Down to Earth

Exploring ways to ground can help us ditch chaos for calm

For as long as I can remember, I’ve been a daydreamer. Blankly staring out of windows as I contemplate the future, and wondering if the blue sky I see is the same as your blue – or maybe you see green when I see blue? This natural, child-like inclination towards dreaminess evolved into something murkier over time, as innocent qualities often do. These days, I can get so caught up in my thoughts that I forget to feel my feet on the ground. Swept up in the neuroses, I can’t sense my centre, only the whirs and hums in my head, and even they feel disjointed and unclear – a cacophony of noises that drown each other out, like insects in the night. 

World chaos, work, kids, and life’s many responsibilities can create the perfect storm for becoming stuck in your head and out of your body. But to spend your life fully, completely and authentically, you must find ways to come back to the present and back to your Self, despite whatever blizzards are blowing around you. 

I’m not the only one searching for solidity. Grounding is now an actual, formal practice that involves exploring ways to connect to the earth’s electricity – by placing your bare skin on the ground or immersing yourself in water. Studies show that this practice has astounding physical and mental benefits, such as strengthening the immune system, reducing muscle damage, and improving mood and sleep. 
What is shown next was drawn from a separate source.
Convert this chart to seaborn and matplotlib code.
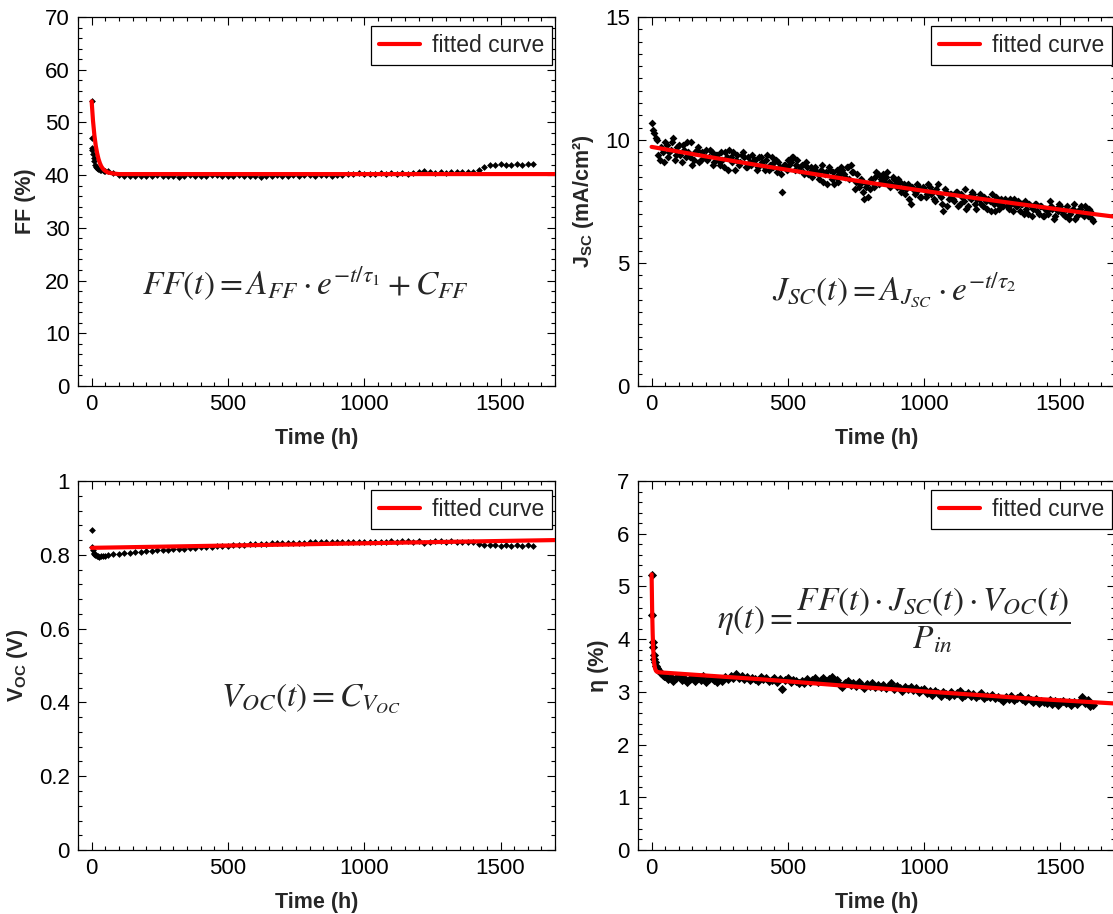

In yoga philosophy, the root chakra (Muladhara), located at the base of the spine, is said to be responsible for our sense of safety and security. Balancing Muladhara can help us create a foundation from which to evolve physically and spiritually. You can create harmony in this part of the energetic body by indulging in activities that allow you to ground. Earthing yoga practices that bring your attention into the lower body, meditations and visualisations that focus on the philosophies of the root chakra, and other activities that invite a sense of safety, grounding and connection to the earth. By creating a healthy root chakra, you can feel a greater sense of connection to Self, and release emotions like stress and fear.

For me, grounding comes when having a cup of tea with my chickens, taking my dog for a walk in nature, practicing yin yoga or picking bindis from my front lawn (trust me, it’s very meditative!). These things all help me to find a sense of connection with the earth, and to sort through the thoughts until clarity emerges. Kind of like letting my blue heeler run wild until he stops, puffing and panting, finally able to take in the beautiful world around him.

A root chakra balancing meditation 

  • Prepare a pen and paper for the end of the exercise (or skip the journaling part if you’re short on time). 
  • Find a comfortable space to sit or lie down. Be as close to the earth as possible and, if lying down, bend your knees and place your feet on the ground. 
  • Close your eyes and tune into your breath. 
  • Bring your attention to the base of your spine and imagine sending slow, full breaths all the way down. 
  • Start to tune into your centre of gravity, sensing a subtle current from your base chakra down into the earth. 
  • Imagine a red, glowing light at the base of your spine (Muladhara chakra is the colour red). As you inhale, feel the light growing bigger and brighter. As you exhale, imagine the light getting a little smaller as it settles back into its nest. 
  • Continue like this, allowing excess tension to drain into the ground and your thoughts to quieten. 
  • When you feel ready, open your eyes, find your pen and paper and jot down some answers to (some or all of) the following questions:
  1. How often, and how, do I connect with nature?
  2. How is my physical health?
  3. How is my relationship with work and money?
  4. Do I feel I have a right to be here on this earth?

Once complete, sit for a little while longer observing your thoughts and breath. 

Get grounded: Tried and tested ways to find your centre

Embrace Mother Nature

No matter where you are, there’s a patch of nature to explore. You might walk through the forest, dip your toes in the ocean, or simply sit by a window and feel the sun on your skin. 

Go barefoot

Notice how kids love taking their shoes off? It’s such a beautiful instinct and something that promises to connect us to the earth instantly. 


Take a walk, dance in your loungeroom, play hide and seek with your kids or chase your cat around the house. Bodies are a part of nature, and we are made to move. 

Practice gratitude

Gratitude is an essential daily practice for me, and I swear it has kept me sane amidst the greatest calamities of my life. Personally I habit-stack by reciting 10 things I feel grateful for each morning while I shower. The perfect way to start the day!


Let your thoughts run wild and release them by putting pen to paper. You might have a daily journaling practice or just jot down some notes on your phone when you’re feeling overwhelmed to clear your messy mind. 


Take a leaf off your basil plant and eat it right away, indulge in a bowl of root vegetables or enjoy some fruit from your local farmer’s market. When you do eat, think about where your food came from and all the energy that went into its journey to your plate, enjoy the sensation of the taste on your tongue and allow yourself to be fully present in the activity. 


Look in front of you and see what’s there. Is it a dog barking incessantly because he’s ready for his second walk (or is that just me?)? A child asking for your attention? A to-do list begging to be attended to? Whatever is there, can you be fully with it? Life is full of interruptions to our plans. You may find less stress and resistance, and more connection and grounding, by simply going with the flow.